Furthermore, it is also argued that there is a need for procedural requirements within the law to ensure the survival of all the members of the society and that it is not sufficient to only merely comply with Hart’s minimal moral content  . Hart suggests that for a society to be viable, it “must offer some of its members a system of mutual forbearances, but, it need not, unfortunately, offer them to all”  . Hart proposes this despite admitting to the possibility that in extreme circumstances when a sufficiently large number of people are oppressed and derived of protection from the law, the legal system may become “unstable with latent treat of upheaval”  and may eventually collapse.
Although Hart, in his later article, recognises that “all men who have aims to pursue need the various protections and benefits which only laws conforming to ... requirements of substance and procedure can effectively confer”  and that “laws, however, impeccable their content, may be of little service to human beings and may cause both injustice and misery unless they generally conform to certain requirements which may broadly be termed procedural”  , he does not include any such procedural requirement into the minimum moral content of law.
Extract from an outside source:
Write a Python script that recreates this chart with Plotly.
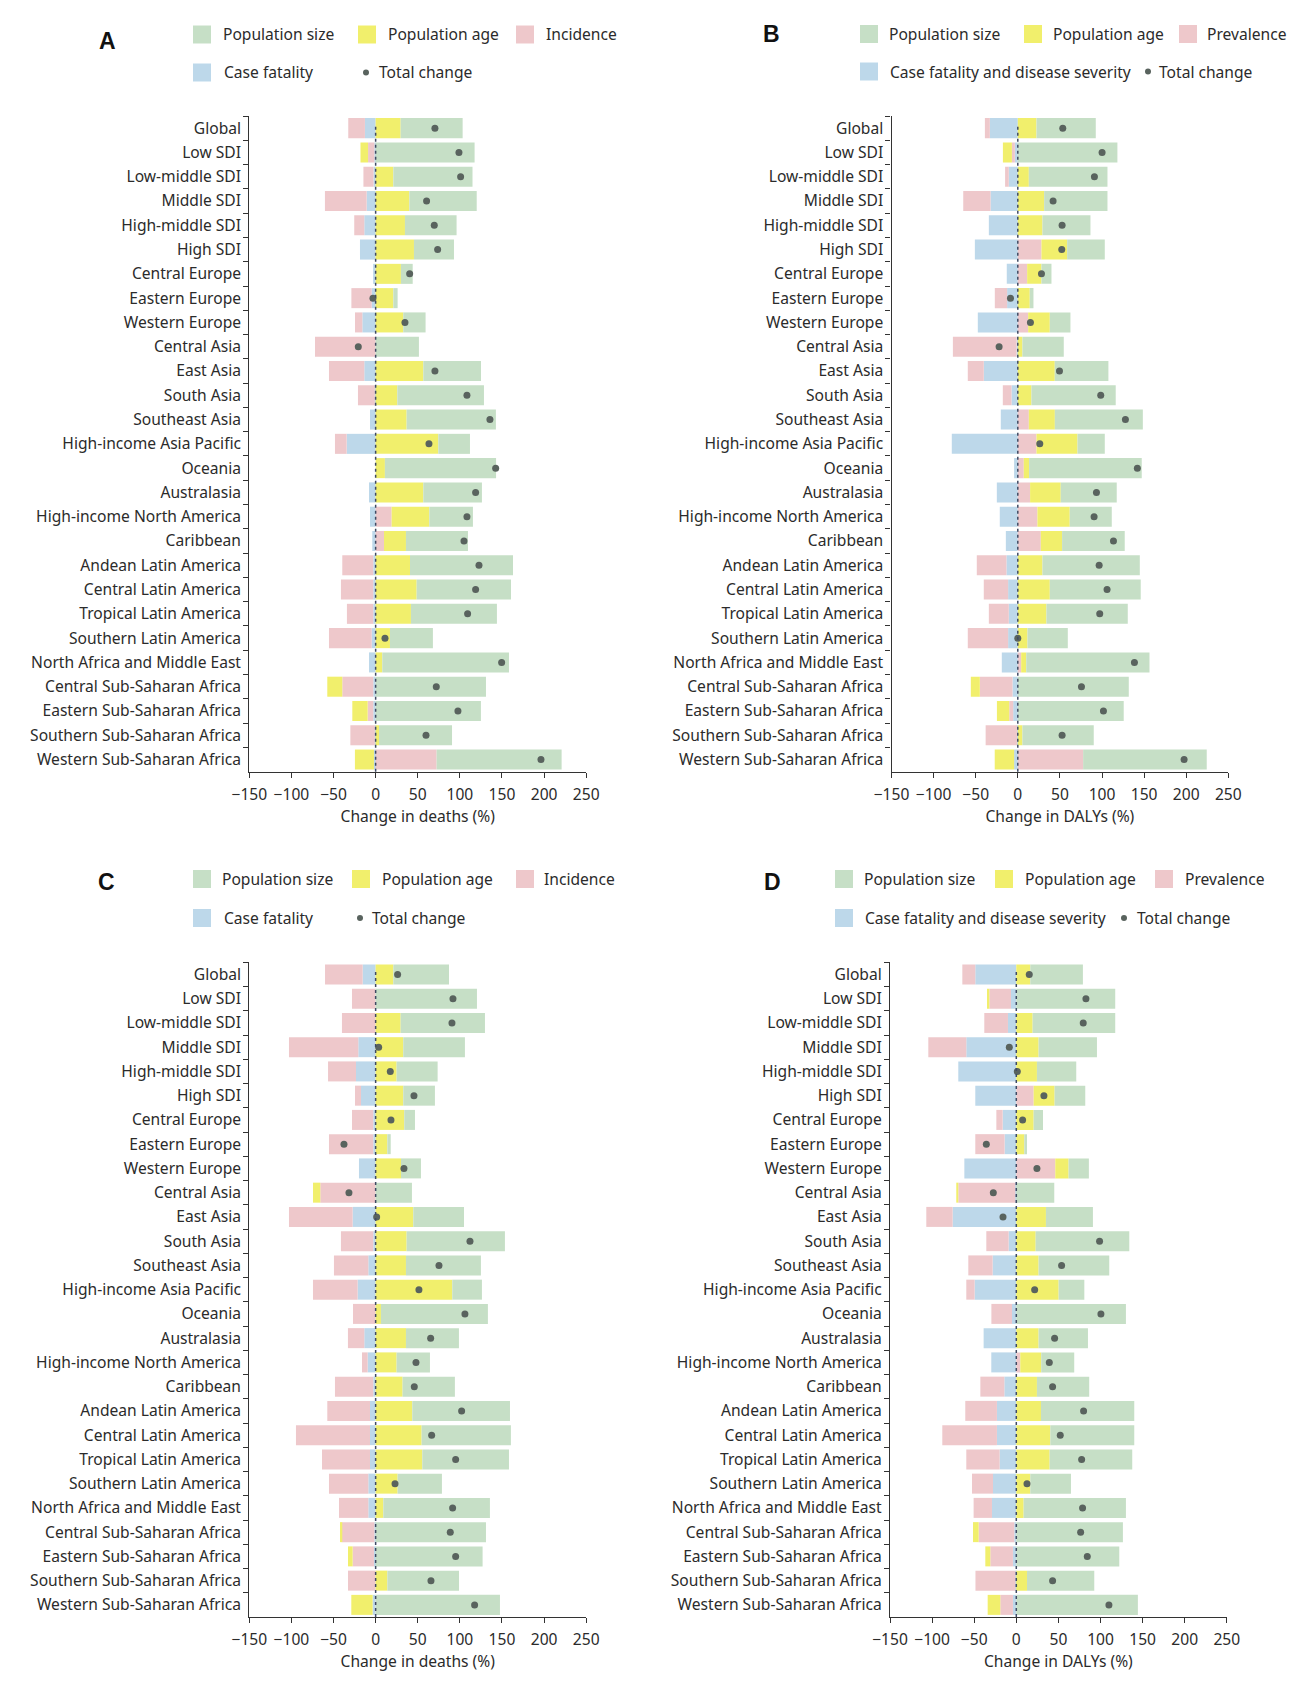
import plotly.graph_objects as go

W, H = 1314, 1684

regions = ["Global", "Low SDI", "Low-middle SDI", "Middle SDI", "High-middle SDI", "High SDI",
           "Central Europe", "Eastern Europe", "Western Europe", "Central Asia", "East Asia",
           "South Asia", "Southeast Asia", "High-income Asia Pacific", "Oceania", "Australasia",
           "High-income North America", "Caribbean", "Andean Latin America", "Central Latin America",
           "Tropical Latin America", "Southern Latin America", "North Africa and Middle East",
           "Central Sub-Saharan Africa", "Eastern Sub-Saharan Africa", "Southern Sub-Saharan Africa",
           "Western Sub-Saharan Africa"]

x_ticks = [-150, -100, -50, 0, 50, 100, 150, 200, 250]

# ---- Panel A: change in deaths (%) ----
a_case_fatality = [-12.7, -1.5, -2.5, -10.7, -13.5, -18.6, -3.0, -4.7, -15.8, 0.0, -13.5, -1.0, -6.7, -34.4,
                   0.0, -7.9, -6.7, -4.0, -2.8, -2.8, -2.8, -4.7, -7.9, -2.8, -2.8, -1.0, -2.0]
a_incidence = [-19.8, -7.5, -12.0, -49.5, -11.9, 0.0, 0.0, -24.1, -8.7, -72.0, -41.9, -20.0, 0.0, -13.9,
               0.0, 0.0, 19.0, 9.9, -36.8, -38.4, -31.3, -50.7, 0.0, -36.8, -6.7, -29.0, 72.4]
a_pop_age = [29.7, -9.0, 21.0, 40.0, 34.8, 45.5, 30.0, 21.0, 32.8, 0.0, 56.6, 25.7, 36.8, 74.4,
             11.0, 56.6, 44.7, 26.1, 40.8, 48.7, 41.9, 17.0, 7.9, -17.8, -18.2, 4.0, -22.6]
a_pop_size = [73.6, 117.5, 94.0, 80.0, 61.3, 47.5, 14.0, 5.1, 26.5, 51.4, 68.5, 102.9, 106.0, 37.6,
              132.0, 69.6, 51.8, 73.6, 122.3, 112.0, 102.1, 51.0, 150.4, 131.0, 125.0, 86.7, 148.4]
a_total = [70.4, 98.9, 100.9, 60.5, 69.6, 73.6, 40.4, -3.2, 34.8, -20.6, 70.4, 108.4, 135.7, 63.3,
           142.5, 118.7, 108.4, 104.9, 122.7, 118.7, 109.2, 11.1, 149.6, 72.0, 97.7, 59.8, 196.3]

# ---- Panel B: change in DALYs (%) ----
b_case_fatality = [-33.2, -3.5, -10.7, -32.4, -34.4, -51.0, -13.1, -12.7, -47.5, -1.5, -40.4, -7.5, -20.2, -78.4,
                   -4.4, -24.9, -21.4, -14.2, -13.5, -11.5, -10.7, -11.5, -19.0, -6.3, -5.5, -1.0, -4.4]
b_prevalence = [-5.9, -3.5, -4.4, -32.4, 0.0, 28.1, 11.1, -14.6, 12.3, -75.6, -19.0, -10.3, 13.1, 22.2,
                7.1, 14.6, 23.3, 27.3, -35.2, -28.9, -23.7, -47.9, 4.0, -38.8, -4.7, -37.2, 77.6]
b_pop_age = [22.2, -10.7, 13.1, 31.3, 29.3, 30.5, 17.0, 14.2, 25.7, 5.5, 43.9, 16.2, 30.9, 48.7,
             6.3, 36.4, 38.4, 25.3, 29.3, 38.0, 34.0, 11.5, 6.0, -10.7, -14.6, 5.5, -23.0]
b_pop_size = [70.4, 118.3, 93.4, 75.2, 57.0, 44.7, 11.9, 4.4, 24.5, 49.1, 63.7, 100.1, 104.5, 32.4,
              133.8, 66.5, 49.9, 74.4, 115.6, 108.0, 96.6, 47.9, 146.4, 131.8, 125.8, 84.7, 146.8]
b_total = [53.4, 100.1, 91.0, 41.9, 52.6, 52.2, 28.1, -8.7, 15.0, -22.2, 49.5, 98.5, 127.8, 26.1,
           142.0, 93.4, 90.6, 113.6, 96.6, 106.0, 97.3, 0.0, 138.5, 75.6, 101.7, 52.6, 197.5]

# ---- Panel C: change in deaths (%) ----
c_case_fatality = [-15.4, 0.0, 0.0, -20.6, -23.3, -17.4, -2.8, -2.8, -19.8, 0.0, -27.3, -2.8, -8.7, -21.4,
                   0.0, -13.5, -9.5, -2.8, -6.7, -6.7, -6.7, -8.7, -8.7, -1.5, -2.0, 0.0, -3.6]
c_incidence = [-44.7, -28.1, -40.0, -82.3, -33.2, -7.1, -25.3, -52.6, 0.0, -65.7, -75.6, -38.4, -40.8, -53.0,
               -26.9, -19.4, -6.7, -45.5, -50.7, -87.9, -57.0, -46.7, -34.8, -38.8, -25.3, -32.8, 0.0]
c_pop_age = [21.0, 0.0, 29.7, 32.8, 24.9, 32.8, 34.0, 13.9, 30.1, -8.7, 44.7, 36.8, 36.0, 91.0,
             6.3, 36.0, 24.9, 32.0, 43.5, 54.6, 55.4, 26.1, 9.1, -2.0, -5.5, 13.9, -25.3]
c_pop_size = [66.1, 120.3, 100.1, 73.2, 48.7, 37.6, 12.7, 4.0, 23.7, 43.1, 60.2, 116.7, 89.0, 35.2,
              127.0, 62.9, 39.6, 62.1, 116.0, 106.0, 102.9, 52.6, 126.6, 131.0, 127.0, 85.1, 147.6]
c_total = [26.1, 91.8, 90.6, 3.6, 17.4, 45.5, 18.2, -37.6, 33.6, -31.7, 1.2, 112.0, 75.2, 51.4,
           106.0, 65.3, 47.9, 45.9, 102.1, 66.5, 95.0, 23.0, 91.4, 88.6, 95.0, 65.7, 117.5]

# ---- Panel D: change in DALYs (%) ----
d_case_fatality = [-48.7, -6.3, -9.9, -59.4, -68.9, -48.7, -16.2, -13.9, -61.7, -1.2, -75.6, -9.1, -28.1, -49.5,
                   -5.1, -38.8, -29.7, -14.2, -23.0, -23.0, -19.8, -27.7, -28.9, -2.4, -4.0, -1.0, -4.0]
d_prevalence = [-15.4, -25.7, -28.1, -45.1, 0.0, 20.6, -7.5, -34.8, 46.3, -67.7, -31.3, -26.5, -28.9, -9.9,
                -24.5, 0.0, 4.7, -28.5, -37.6, -64.9, -39.6, -24.9, -21.8, -42.3, -26.9, -47.5, -15.0]
d_pop_age = [16.6, -2.8, 19.4, 26.5, 24.5, 24.9, 20.6, 9.5, 15.8, -2.4, 35.2, 23.0, 26.5, 50.3,
             0.0, 26.5, 24.9, 24.5, 29.3, 40.4, 39.6, 16.6, 8.7, -6.7, -5.9, 12.7, -15.0]
d_pop_size = [62.5, 117.5, 98.1, 69.3, 46.7, 36.4, 11.1, 3.2, 24.1, 45.1, 55.8, 111.2, 83.9, 30.5,
              130.2, 58.6, 39.2, 62.1, 110.8, 99.7, 98.1, 48.3, 121.5, 126.6, 122.3, 79.9, 144.4]
d_total = [15.4, 82.7, 79.5, -8.3, 1.2, 32.8, 7.5, -35.6, 24.5, -27.3, -15.8, 98.9, 53.8, 21.8,
           100.5, 45.5, 39.2, 43.1, 79.9, 52.2, 77.6, 12.7, 78.7, 76.4, 84.3, 43.1, 110.0]

# ---- styling ----
C_SIZE = "#c6dfc6"
C_AGE = "#f1ef6c"
C_INC = "#eec8cb"
C_CF = "#bdd8ea"
C_DOT = "#59635e"
FONT = "Noto Sans"
FS = 15.6
TXT = "#2b2b2b"

def px_x(p):
    return p / W

def px_y(p):
    return 1 - p / H

panels = [
    dict(ax="", letter="A", lpos=(107, 41), xd=(249.3, 586.2), yd=(116, 771.7),
         series=[a_case_fatality, a_incidence, a_pop_age, a_pop_size], total=a_total,
         xtitle="Change in deaths (%)", third="Incidence", cfname="Case fatality",
         leg=dict(row=(34.5, 72.5), sq=[193, 358, 516], tx=[221, 386, 544], sq2=193, tx2=222, dot=366, dtx=377)),
    dict(ax="2", letter="B", lpos=(771, 34), xd=(891.5, 1228.3), yd=(116, 771.7),
         series=[b_case_fatality, b_prevalence, b_pop_age, b_pop_size], total=b_total,
         xtitle="Change in DALYs (%)", third="Prevalence", cfname="Case fatality and disease severity",
         leg=dict(row=(34, 71.5), sq=[860, 1024, 1179], tx=[887, 1051, 1205], sq2=860, tx2=888, dot=1148, dtx=1157)),
    dict(ax="3", letter="C", lpos=(106, 882), xd=(249.3, 586.2), yd=(962.3, 1617),
         series=[c_case_fatality, c_incidence, c_pop_age, c_pop_size], total=c_total,
         xtitle="Change in deaths (%)", third="Incidence", cfname="Case fatality",
         leg=dict(row=(879, 918), sq=[193, 352, 516], tx=[220, 380, 542], sq2=193, tx2=222, dot=360, dtx=370)),
    dict(ax="4", letter="D", lpos=(772, 882), xd=(890, 1226.8), yd=(962.3, 1617),
         series=[d_case_fatality, d_prevalence, d_pop_age, d_pop_size], total=d_total,
         xtitle="Change in DALYs (%)", third="Prevalence", cfname="Case fatality and disease severity",
         leg=dict(row=(879, 918), sq=[835, 995, 1155], tx=[862, 1023, 1183], sq2=835, tx2=863, dot=1124, dtx=1135)),
]

colors = [C_CF, C_INC, C_AGE, C_SIZE]

fig = go.Figure()
shapes = []
annotations = []
layout_axes = {}

for p in panels:
    xa = "x" + p["ax"]
    ya = "y" + p["ax"]
    for vals, col in zip(p["series"], colors):
        fig.add_trace(go.Bar(x=vals, y=regions, orientation="h", marker=dict(color=col, line=dict(width=0)),
                             xaxis=xa, yaxis=ya, showlegend=False, hoverinfo="x+y"))
    fig.add_trace(go.Scatter(x=p["total"], y=regions, mode="markers",
                             marker=dict(size=7, color=C_DOT), xaxis=xa, yaxis=ya, showlegend=False))

    xname = "xaxis" + p["ax"]
    yname = "yaxis" + p["ax"]
    layout_axes[xname] = dict(
        domain=[px_x(p["xd"][0]), px_x(p["xd"][1])], anchor=ya, range=[-150, 250],
        tickmode="array", tickvals=x_ticks, ticks="outside", ticklen=5, tickwidth=1.2,
        tickcolor="#333", showline=True, linecolor="#333", linewidth=1.3, showgrid=False,
        zeroline=False, tickfont=dict(family=FONT, size=FS, color=TXT), ticklabelstandoff=3,
        automargin=False,
        title=dict(text=p["xtitle"], font=dict(family=FONT, size=FS, color=TXT), standoff=3),
    )
    layout_axes[yname] = dict(
        domain=[px_y(p["yd"][1]), px_y(p["yd"][0])], anchor=xa, type="category",
        categoryorder="array", categoryarray=regions, range=[26.5, -0.5],
        tickson="boundaries", ticks="outside", ticklen=5, tickwidth=1.2, tickcolor="#333",
        showline=True, linecolor="#333", linewidth=1.3, showgrid=False, zeroline=False,
        tickfont=dict(family=FONT, size=FS, color=TXT), ticklabelstandoff=4, automargin=False,
    )
    shapes.append(dict(type="line", xref=xa, yref=ya + " domain", x0=0, x1=0, y0=0, y1=0.985,
                       line=dict(color="#3f4a63", width=1.5, dash="dot"), layer="above"))

    annotations.append(dict(text="<b>" + p["letter"] + "</b>", x=px_x(p["lpos"][0]), y=px_y(p["lpos"][1]),
                            xref="paper", yref="paper", xanchor="center", yanchor="middle", showarrow=False,
                            font=dict(family="Liberation Sans", size=23, color="#111")))
    lg = p["leg"]
    r1, r2 = lg["row"]
    names1 = ["Population size", "Population age", p["third"]]
    cols1 = [C_SIZE, C_AGE, C_INC]
    for sx, tx, nm, col in zip(lg["sq"], lg["tx"], names1, cols1):
        shapes.append(dict(type="rect", xref="paper", yref="paper", x0=px_x(sx), x1=px_x(sx + 18),
                           y0=px_y(r1 + 9), y1=px_y(r1 - 9), fillcolor=col, line=dict(width=0)))
        annotations.append(dict(text=nm, x=px_x(tx), y=px_y(r1), xref="paper", yref="paper",
                                xanchor="left", yanchor="middle", showarrow=False,
                                font=dict(family=FONT, size=FS, color=TXT)))
    shapes.append(dict(type="rect", xref="paper", yref="paper", x0=px_x(lg["sq2"]), x1=px_x(lg["sq2"] + 18),
                       y0=px_y(r2 + 9), y1=px_y(r2 - 9), fillcolor=C_CF, line=dict(width=0)))
    annotations.append(dict(text=p["cfname"], x=px_x(lg["tx2"]), y=px_y(r2), xref="paper", yref="paper",
                            xanchor="left", yanchor="middle", showarrow=False,
                            font=dict(family=FONT, size=FS, color=TXT)))
    shapes.append(dict(type="circle", xref="paper", yref="paper", x0=px_x(lg["dot"] - 3), x1=px_x(lg["dot"] + 3),
                       y0=px_y(r2 + 3), y1=px_y(r2 - 3), fillcolor=C_DOT, line=dict(width=0)))
    annotations.append(dict(text="Total change", x=px_x(lg["dtx"]), y=px_y(r2), xref="paper", yref="paper",
                            xanchor="left", yanchor="middle", showarrow=False,
                            font=dict(family=FONT, size=FS, color=TXT)))

fig.update_layout(
    width=W, height=H, margin=dict(l=0, r=0, t=0, b=0),
    paper_bgcolor="white", plot_bgcolor="white",
    barmode="relative", bargap=0.175,
    font=dict(family=FONT, size=FS, color=TXT),
    shapes=shapes, annotations=annotations, showlegend=False,
    **layout_axes,
)

fig.write_html("out.html", config={"displayModeBar": False},
               post_script="document.body.style.margin='0px';document.body.style.overflow='hidden';")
Accordingly, despite highlighting the “importance of the rule of law as embodied in certain requirements of procedural fairness, Hart fails to explicitly broaden the minimum moral content of law so as to include them”  .
Consequently, Patterson suggests that the requirement of fairness and justice must be taken into account in order to ensure the survival of the members of a particular society as well as the legal system  . This suggestion is further supported by Hart’s later acknowledgement that the purpose of law does not only ensure survival but facilitates the pursuit of aims as well  . The reason for Hart failing to take into account requirements of fairness or justice within his minimum moral content of law could be due to his claim that it is possible for a legal system to exist even though much of its substantive and procedural content is unfair or immoral. However, “beyond a certain point, a system sufficiently lacking in fairness or justice can collapse even though it conforms to Hart's minimum moral content because, according to Hart, the more a system is oppressive and unjust, the more likely it will be unstable”  .
In conclusion, Hart correctly concedes to that fact that there needs to be a minimum moral content in law to ensure the survival of the members of the society. However, it is argued that mere adherence to Hart’s minimum content of moral itself will not ensure the survival of the members in a society. Procedural fairness should be incorporated within the law in order to ensure survival of the members of the society and the stability and continuance of the legal system.